--- start Dataset content ---
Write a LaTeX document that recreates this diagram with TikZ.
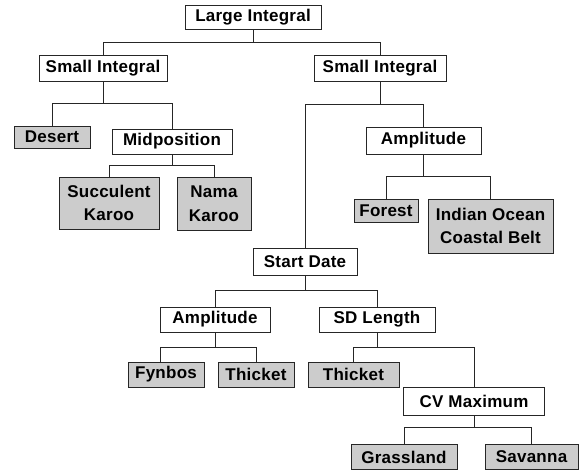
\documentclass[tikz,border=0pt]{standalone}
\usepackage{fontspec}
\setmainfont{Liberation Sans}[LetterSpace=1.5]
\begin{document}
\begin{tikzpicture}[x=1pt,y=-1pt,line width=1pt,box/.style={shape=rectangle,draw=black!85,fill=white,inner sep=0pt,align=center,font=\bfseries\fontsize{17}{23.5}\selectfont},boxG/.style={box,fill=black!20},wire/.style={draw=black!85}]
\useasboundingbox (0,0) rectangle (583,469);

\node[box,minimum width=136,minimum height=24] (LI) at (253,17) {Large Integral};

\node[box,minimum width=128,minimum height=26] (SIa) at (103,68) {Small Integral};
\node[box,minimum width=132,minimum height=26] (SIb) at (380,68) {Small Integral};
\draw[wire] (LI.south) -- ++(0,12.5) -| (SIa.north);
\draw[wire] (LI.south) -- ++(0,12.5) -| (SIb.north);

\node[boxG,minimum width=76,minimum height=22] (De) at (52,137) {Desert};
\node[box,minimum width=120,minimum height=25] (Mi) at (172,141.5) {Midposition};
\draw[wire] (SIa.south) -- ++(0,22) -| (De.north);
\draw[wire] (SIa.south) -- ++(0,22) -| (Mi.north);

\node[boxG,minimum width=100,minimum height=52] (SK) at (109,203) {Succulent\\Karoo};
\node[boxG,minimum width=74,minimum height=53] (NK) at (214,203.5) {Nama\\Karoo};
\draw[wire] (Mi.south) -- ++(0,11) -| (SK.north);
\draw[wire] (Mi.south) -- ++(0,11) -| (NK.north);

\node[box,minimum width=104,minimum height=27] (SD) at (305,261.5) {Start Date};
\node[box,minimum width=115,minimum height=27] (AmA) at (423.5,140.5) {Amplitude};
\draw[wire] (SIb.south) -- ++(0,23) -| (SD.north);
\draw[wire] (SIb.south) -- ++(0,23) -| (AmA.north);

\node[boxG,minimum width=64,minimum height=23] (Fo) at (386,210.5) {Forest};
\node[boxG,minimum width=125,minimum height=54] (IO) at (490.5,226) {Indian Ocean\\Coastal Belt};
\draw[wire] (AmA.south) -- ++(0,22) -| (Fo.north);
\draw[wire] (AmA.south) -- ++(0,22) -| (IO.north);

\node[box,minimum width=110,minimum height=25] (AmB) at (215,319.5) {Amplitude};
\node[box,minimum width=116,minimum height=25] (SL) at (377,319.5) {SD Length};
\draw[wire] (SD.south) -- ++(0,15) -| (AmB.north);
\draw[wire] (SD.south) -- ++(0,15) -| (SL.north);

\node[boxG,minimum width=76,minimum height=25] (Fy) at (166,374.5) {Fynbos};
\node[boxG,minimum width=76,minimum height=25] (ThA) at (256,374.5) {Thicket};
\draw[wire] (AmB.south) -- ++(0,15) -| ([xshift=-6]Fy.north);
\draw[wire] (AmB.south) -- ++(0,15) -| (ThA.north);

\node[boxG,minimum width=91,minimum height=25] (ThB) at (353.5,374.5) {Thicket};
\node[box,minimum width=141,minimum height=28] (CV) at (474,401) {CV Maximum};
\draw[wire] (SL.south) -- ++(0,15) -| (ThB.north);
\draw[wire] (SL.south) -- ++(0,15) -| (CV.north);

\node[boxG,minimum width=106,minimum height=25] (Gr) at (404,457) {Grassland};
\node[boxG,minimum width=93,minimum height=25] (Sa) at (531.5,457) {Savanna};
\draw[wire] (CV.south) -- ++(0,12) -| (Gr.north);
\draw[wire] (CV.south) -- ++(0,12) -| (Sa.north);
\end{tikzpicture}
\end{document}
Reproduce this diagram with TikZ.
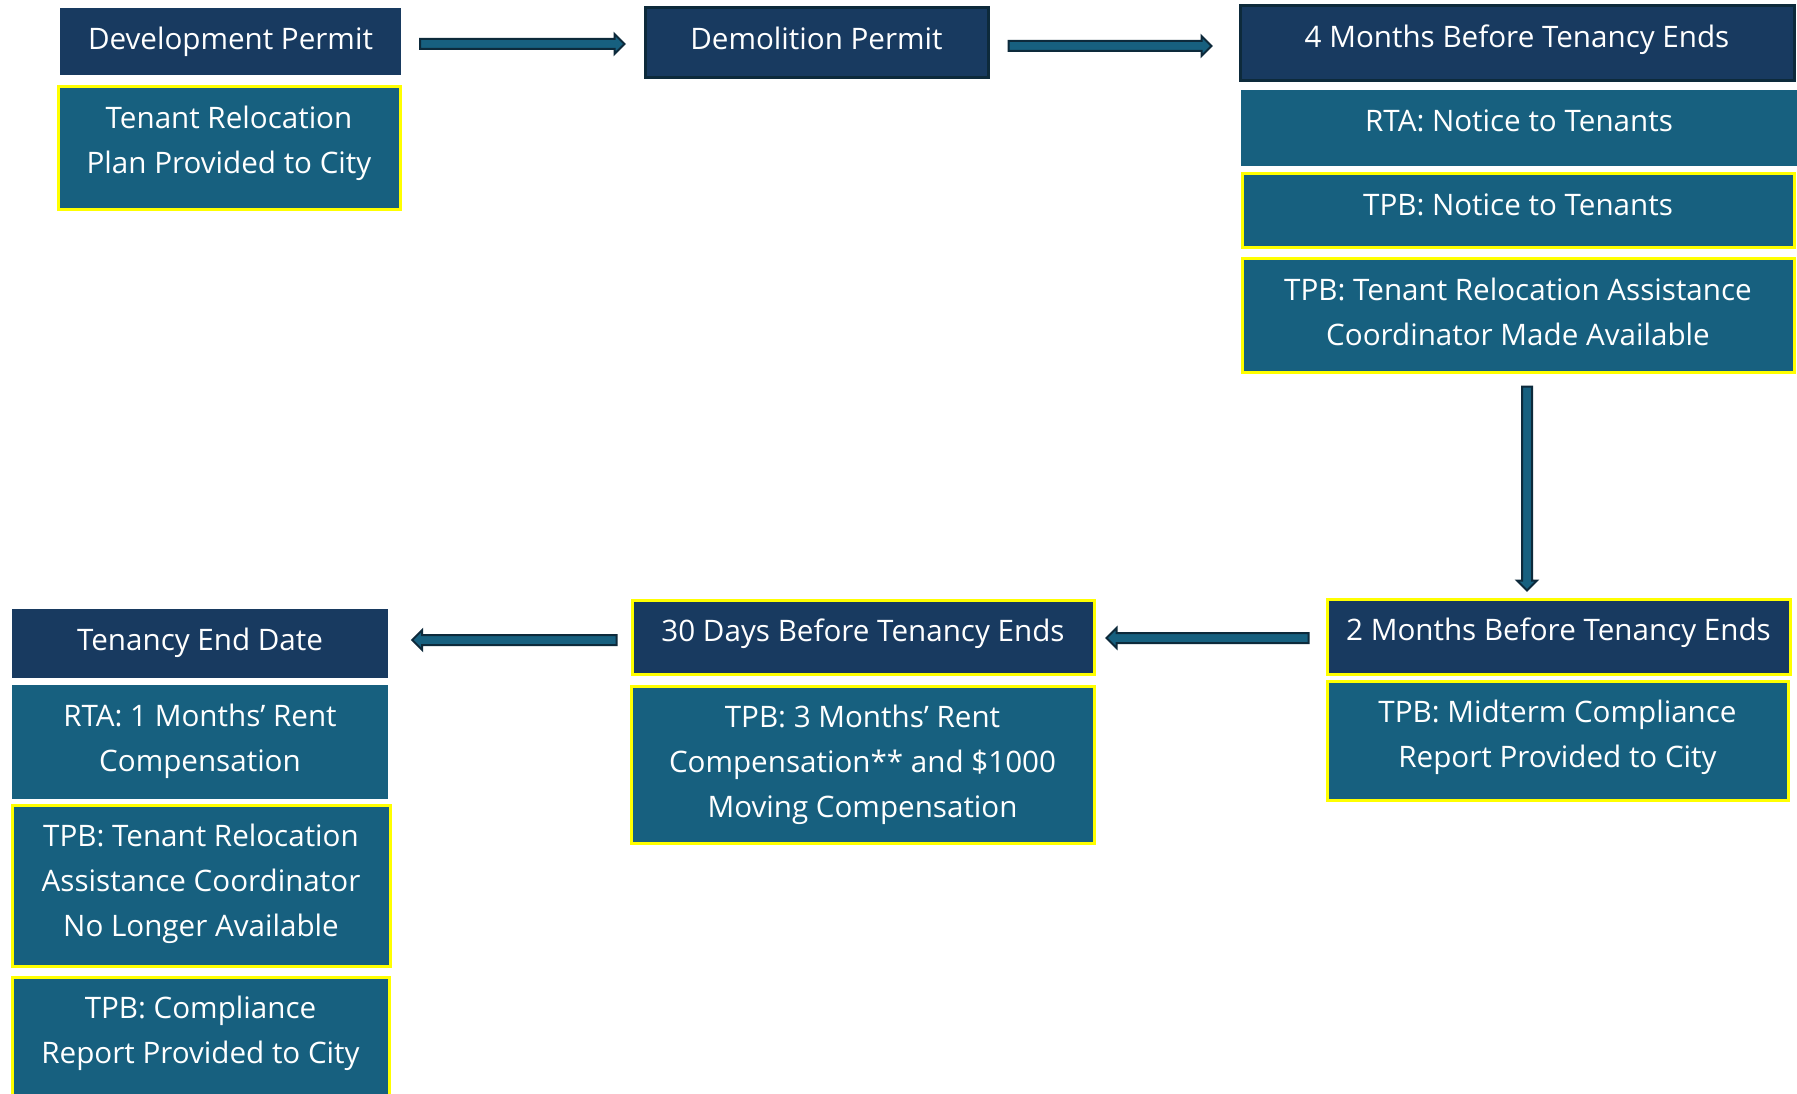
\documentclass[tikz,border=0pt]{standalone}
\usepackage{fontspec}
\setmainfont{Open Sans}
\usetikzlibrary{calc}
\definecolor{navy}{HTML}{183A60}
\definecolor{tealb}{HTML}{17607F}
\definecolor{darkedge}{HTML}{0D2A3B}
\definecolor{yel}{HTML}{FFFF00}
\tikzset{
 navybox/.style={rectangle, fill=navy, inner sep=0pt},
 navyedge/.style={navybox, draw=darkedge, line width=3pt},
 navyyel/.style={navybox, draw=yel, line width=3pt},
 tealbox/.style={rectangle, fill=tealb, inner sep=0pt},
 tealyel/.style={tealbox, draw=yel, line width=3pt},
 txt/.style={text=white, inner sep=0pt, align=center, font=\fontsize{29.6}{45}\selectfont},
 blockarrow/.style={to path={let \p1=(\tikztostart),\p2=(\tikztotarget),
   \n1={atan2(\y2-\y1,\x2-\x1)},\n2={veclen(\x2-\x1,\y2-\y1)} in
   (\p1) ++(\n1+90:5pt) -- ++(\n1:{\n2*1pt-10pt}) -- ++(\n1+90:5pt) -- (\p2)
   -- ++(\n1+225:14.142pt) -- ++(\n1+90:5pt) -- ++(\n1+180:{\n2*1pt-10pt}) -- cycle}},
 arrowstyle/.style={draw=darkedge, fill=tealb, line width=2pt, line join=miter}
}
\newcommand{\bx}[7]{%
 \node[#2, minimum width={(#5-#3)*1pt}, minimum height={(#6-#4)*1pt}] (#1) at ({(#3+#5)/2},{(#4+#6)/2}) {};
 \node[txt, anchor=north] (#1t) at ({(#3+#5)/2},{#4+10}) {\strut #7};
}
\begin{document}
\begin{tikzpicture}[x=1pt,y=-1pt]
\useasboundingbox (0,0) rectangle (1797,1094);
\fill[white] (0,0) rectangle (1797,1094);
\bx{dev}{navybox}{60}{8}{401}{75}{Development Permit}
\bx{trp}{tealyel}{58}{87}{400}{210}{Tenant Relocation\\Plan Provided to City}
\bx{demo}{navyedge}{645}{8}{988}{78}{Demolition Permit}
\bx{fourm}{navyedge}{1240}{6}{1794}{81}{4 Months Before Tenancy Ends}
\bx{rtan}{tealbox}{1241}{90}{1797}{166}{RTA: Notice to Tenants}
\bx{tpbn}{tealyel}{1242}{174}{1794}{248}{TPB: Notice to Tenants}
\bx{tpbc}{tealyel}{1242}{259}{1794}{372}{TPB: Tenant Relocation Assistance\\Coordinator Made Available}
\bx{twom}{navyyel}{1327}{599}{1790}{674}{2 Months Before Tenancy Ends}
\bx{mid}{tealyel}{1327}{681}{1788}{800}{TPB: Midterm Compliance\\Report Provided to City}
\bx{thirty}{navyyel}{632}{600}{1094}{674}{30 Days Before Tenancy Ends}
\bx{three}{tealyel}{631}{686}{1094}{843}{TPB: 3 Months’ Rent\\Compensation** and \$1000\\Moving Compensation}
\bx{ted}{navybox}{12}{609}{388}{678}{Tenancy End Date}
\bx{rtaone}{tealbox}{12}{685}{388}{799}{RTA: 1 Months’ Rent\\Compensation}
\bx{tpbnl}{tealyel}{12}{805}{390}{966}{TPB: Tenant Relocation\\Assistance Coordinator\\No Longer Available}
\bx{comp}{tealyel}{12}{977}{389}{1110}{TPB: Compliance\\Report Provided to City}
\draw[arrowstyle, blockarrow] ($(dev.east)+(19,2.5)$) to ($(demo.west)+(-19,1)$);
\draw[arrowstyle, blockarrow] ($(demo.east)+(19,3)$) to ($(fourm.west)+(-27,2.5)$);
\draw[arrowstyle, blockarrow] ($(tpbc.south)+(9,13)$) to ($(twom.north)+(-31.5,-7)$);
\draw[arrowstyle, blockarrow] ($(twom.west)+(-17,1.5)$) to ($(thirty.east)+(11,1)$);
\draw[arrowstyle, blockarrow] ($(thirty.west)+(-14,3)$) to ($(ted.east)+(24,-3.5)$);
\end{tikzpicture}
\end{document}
--- end Dataset content ---
**The task:** Go through the material and select each line with the string "diagram" in it.

**Task output:**
Write a LaTeX document that recreates this diagram with TikZ.
Reproduce this diagram with TikZ.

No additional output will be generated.